Beasts Made of Night

BEATS MADE OF NIGHT by Tochi Onyebuchi is a Nigerian inspired fantasy that follows main character Taj in a city known as Kos. Taj belongs to a group of people known as aki, young boys and girls who have the task of eating the sins of the people of Kos. These aki are known from their white pupils that turn this color at a young age. Mages are able to coax the sins out of people into creatures known as sin-beasts. The aki then have to kill the beasts and then are marked with tattoos of the sin-beasts on their bodies. The reason why all aki are young is because the older an aki gets and more the sin-beasts an aki has killed, the more the guilt from the sin preys on the aki’s brain and they go mad from eating so many sins. When Taj starts to eats sins of the royal family, he discovers the corruption within the royal family and the mages and finds himself in a position of power where he could save the city of Kos and its people.

"For a debut novel, BEASTS MADE OF NIGHT is a page turning fantasy and Onyebuchi does a great job weaving folklore and magic together into an epic fantasy novel."

The whole concept of sins, sin-beasts and aki was so interesting and easy to follow. Tochi Onyebuchi explains the complex world that Taj is apart of in such a way that it never felt like an information dump. The world-building was so easy to follow and was one of the most interesting parts of the book. All of the background knowledge explained to the reader was crafted in a way that made me feel engaged with the story. The setting of Kos was also intricately weaved as Taj explored the city and readers were able to learn about all of the players and parts of the city. From the first chapter I was hooked as the young aki trained against each other. It would have been nice to have spent more time with the younger aki and how they were all bonded together with this common talent, but I understand that the story was meant to focus more on Taj, who is more of an outsider as his sin spots (tattoos) never fade unlike other aki. In fact, these never-fading sin spots mark Taj as different from other aki, as the reader later sees in the book.

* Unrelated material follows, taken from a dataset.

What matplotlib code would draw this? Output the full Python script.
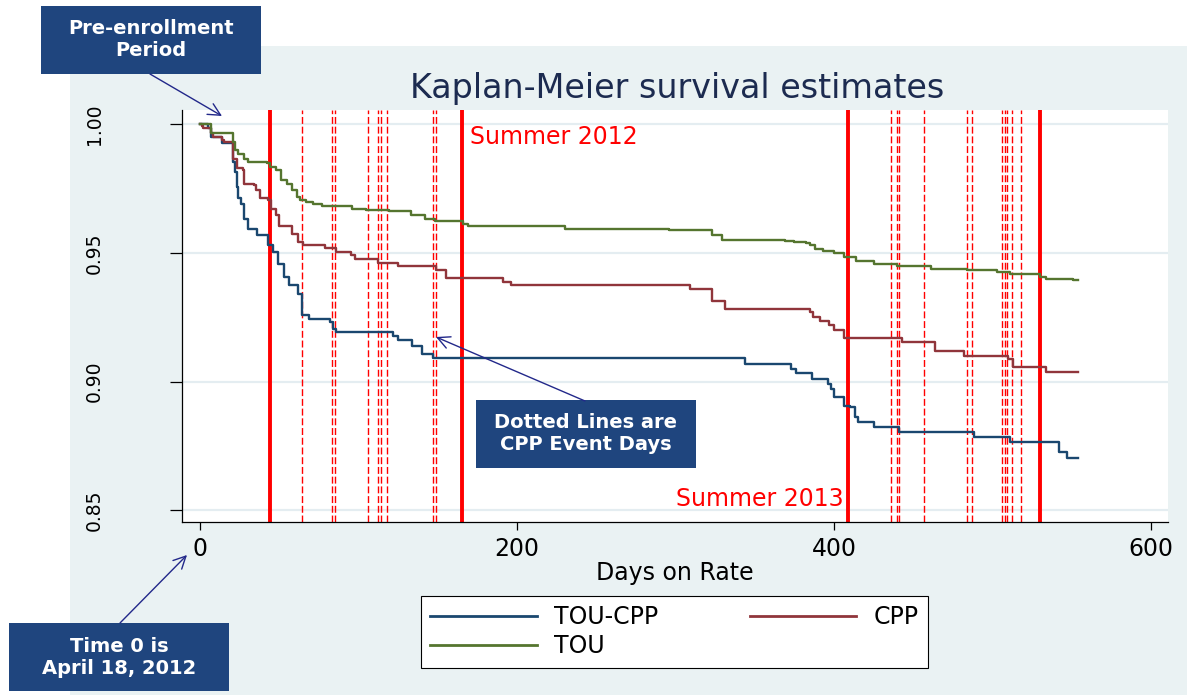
import matplotlib
matplotlib.use("Agg")
import matplotlib.pyplot as plt
from matplotlib.patches import Rectangle, FancyArrowPatch

# Kaplan-Meier step curves (days on rate, survival)
tc_days = [0, 5, 7, 14, 21, 22, 23, 24, 26, 28, 30, 36, 43, 46, 49, 53, 56, 62, 64, 69,
           82, 84, 86, 122, 125, 134, 140, 147, 344, 373, 376, 386, 396, 398, 400, 406,
           410, 413, 415, 425, 441, 488, 511, 542, 547, 554]
tc_surv = [1.0, 0.9983, 0.9951, 0.9925, 0.9853, 0.9815, 0.9756, 0.9711, 0.9691, 0.9633,
           0.9594, 0.9568, 0.9529, 0.9503, 0.9458, 0.9406, 0.9374, 0.9341, 0.9257, 0.9244,
           0.9231, 0.9205, 0.9192, 0.9179, 0.9162, 0.9140, 0.9108, 0.9090, 0.9069, 0.9049,
           0.9034, 0.9010, 0.8991, 0.8971, 0.8939, 0.8907, 0.8900, 0.8861, 0.8842, 0.8825,
           0.8805, 0.8786, 0.8764, 0.8725, 0.8703, 0.8703]

cpp_days = [0, 1, 2, 7, 8, 14, 15, 21, 23, 27, 28, 34, 35, 38, 43, 45, 48, 50, 58, 62,
            65, 79, 86, 95, 98, 112, 125, 149, 155, 191, 196, 309, 323, 331, 385, 387,
            391, 397, 400, 406, 443, 464, 482, 510, 513, 534, 554]
cpp_surv = [1.0, 0.9992, 0.9983, 0.9964, 0.9948, 0.9938, 0.9931, 0.9866, 0.9828, 0.9821,
            0.9769, 0.9763, 0.9743, 0.9711, 0.9704, 0.9672, 0.9646, 0.9603, 0.9575, 0.9542,
            0.9532, 0.9519, 0.9503, 0.9490, 0.9477, 0.9460, 0.9449, 0.9432, 0.9403, 0.9387,
            0.9374, 0.9361, 0.9313, 0.9280, 0.9270, 0.9250, 0.9235, 0.9218, 0.9201, 0.9170,
            0.9153, 0.9118, 0.9101, 0.9088, 0.9056, 0.9036, 0.9036]

tou_days = [0, 7, 21, 22, 24, 28, 30, 42, 44, 48, 51, 55, 58, 61, 63, 67, 71, 77, 96, 105,
            119, 133, 142, 148, 166, 169, 230, 296, 323, 329, 369, 375, 382, 385, 388, 393,
            400, 406, 414, 425, 440, 461, 484, 503, 511, 530, 534, 551, 554]
tou_surv = [1.0, 0.9966, 0.9931, 0.9901, 0.9885, 0.9866, 0.9853, 0.9847, 0.9834, 0.9821,
            0.9782, 0.9769, 0.9743, 0.9717, 0.9704, 0.9698, 0.9689, 0.9681, 0.9672, 0.9668,
            0.9662, 0.9646, 0.9633, 0.9624, 0.9613, 0.9603, 0.9594, 0.9588, 0.9568, 0.9551,
            0.9545, 0.9542, 0.9538, 0.9529, 0.9516, 0.9507, 0.9499, 0.9484, 0.9468, 0.9458,
            0.9449, 0.9438, 0.9432, 0.9425, 0.9416, 0.9406, 0.9399, 0.9393, 0.9393]

# summer start / end (Jun 1, Sep 30) and CPP event days
summer_days = [44, 165, 409, 530]
event_days = [64, 83, 85, 106, 112, 114, 118, 147, 149,
              436, 440, 441, 457, 484, 487, 506, 508, 509, 512, 518]

x_ticks = [0, 200, 400, 600]
y_ticks = [0.85, 0.90, 0.95, 1.00]
y_labels = ["0.85", "0.90", "0.95", "1.00"]

NAVY = "#1a476f"
MAROON = "#90353b"
GREEN = "#55752f"
BOX = "#1f457e"
ARROW = "#22288a"
W, H = 1187, 695


def fx(px):
    return px / W


def fy(py):
    return 1 - py / H


fig = plt.figure(figsize=(W / 100, H / 100), dpi=100, facecolor="white")
fig.add_artist(Rectangle((fx(70), 0), 1 - fx(70), fy(46), transform=fig.transFigure,
                         facecolor="#eaf2f3", edgecolor="none", zorder=-1))

ax = fig.add_axes([fx(182), fy(522), fx(1168) - fx(182), fy(110) - fy(522)])
ax.set_facecolor("white")

for d in event_days:
    ax.axvline(d, color="red", lw=1.0, ls=(0, (5, 2)), zorder=1)
for d in summer_days:
    ax.axvline(d, color="red", lw=2.8, zorder=1.5)

l_tc, = ax.step(tc_days, tc_surv, where="post", color=NAVY, lw=1.7, zorder=3, label="TOU-CPP")
l_cpp, = ax.step(cpp_days, cpp_surv, where="post", color=MAROON, lw=1.7, zorder=3, label="CPP")
l_tou, = ax.step(tou_days, tou_surv, where="post", color=GREEN, lw=1.7, zorder=3, label="TOU")

ax.text(summer_days[1] + 5, 0.9922, "Summer 2012", color="red", fontsize=17, ha="left", va="baseline")
ax.text(summer_days[2] - 3, 0.8518, "Summer 2013", color="red", fontsize=17, ha="right", va="baseline")

ax.set_xlim(-11.4, 610.7)
ax.set_ylim(0.8455, 1.00545)
ax.set_xticks(x_ticks)
ax.set_yticks(y_ticks)
ax.set_yticklabels(y_labels)
ax.yaxis.grid(True, color="#e4edf1", lw=1.6)
ax.set_axisbelow(True)
for s in ["top", "right"]:
    ax.spines[s].set_visible(False)
for s in ["left", "bottom"]:
    ax.spines[s].set_linewidth(0.9)
ax.tick_params(axis="x", length=6, width=0.9, pad=5, labelsize=17)
ax.tick_params(axis="y", length=8.5, width=0.9, pad=48, labelsize=13.5, labelrotation=90)
for lab in ax.get_yticklabels():
    lab.set_va("center")
ax.set_xlabel("Days on Rate", fontsize=17, labelpad=0)

fig.text(fx(677), fy(98), "Kaplan-Meier survival estimates", ha="center", va="baseline",
         fontsize=24, color="#1c2b50")

leg = fig.legend(handles=[l_tc, l_tou, l_cpp], labels=["TOU-CPP", "TOU", "CPP"], ncol=2,
                 loc="upper left", bbox_to_anchor=(fx(421), fy(668), fx(928) - fx(421), fy(596) - fy(668)),
                 mode="expand", fontsize=17, handlelength=4.5, handletextpad=0.75,
                 labelspacing=0.2, borderpad=0.4, borderaxespad=0, fancybox=False,
                 edgecolor="black", framealpha=1)
leg.get_frame().set_linewidth(0.8)
for line in leg.get_lines():
    line.set_linewidth(2)


def note_box(x0, y0, x1, y1, text):
    fig.add_artist(Rectangle((fx(x0), fy(y1)), fx(x1) - fx(x0), fy(y0) - fy(y1),
                             transform=fig.transFigure, facecolor=BOX, edgecolor="none", zorder=4))
    fig.text(fx((x0 + x1) / 2), fy((y0 + y1) / 2), text, ha="center", va="center",
             color="white", fontsize=14, fontweight="bold", zorder=5, linespacing=1.2)


def note_arrow(x0, y0, x1, y1):
    fig.add_artist(FancyArrowPatch((fx(x0), fy(y0)), (fx(x1), fy(y1)), transform=fig.transFigure,
                                   arrowstyle="->", mutation_scale=22, color=ARROW, lw=1,
                                   shrinkA=0, shrinkB=0, zorder=6))


note_box(41, 6, 261, 74, "Pre-enrollment\nPeriod")
note_box(9, 623, 229, 691, "Time 0 is\nApril 18, 2012")
note_box(476, 400, 696, 468, "Dotted Lines are\nCPP Event Days")
note_arrow(150, 74, 222, 116)
note_arrow(120, 623, 187, 555)
note_arrow(585, 401, 436, 337)

fig.savefig("out.png", dpi=100, facecolor=fig.get_facecolor())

While all of the characters are very unique, the main driver of the book is the world itself. The characters and plot seemed to lack slightly at times. While I did like all of the characters, I did not feel that connected to them and as such, the various plot twists did not impact me as emotionally as they could have. For me, the setting and world-building was my favorite part. I also loved the Nigerian influences throughout the book, as it isn’t every day you read a YA novel with Nigerian culture infused throughout.

If you love fantasies and value world-building more than anything, then this book is for you! Despite not feeling emotionally connected to the characters and plot, I felt that I still really enjoyed this book because of the beautiful world of aki and sins. The Nigerian influences are clearly evident throughout the city of Kos in the food and the bustling traffic of the streets. For a debut novel, BEASTS MADE OF NIGHT is a page turning fantasy and Onyebuchi does a great job weaving folklore and magic together into an epic fantasy novel.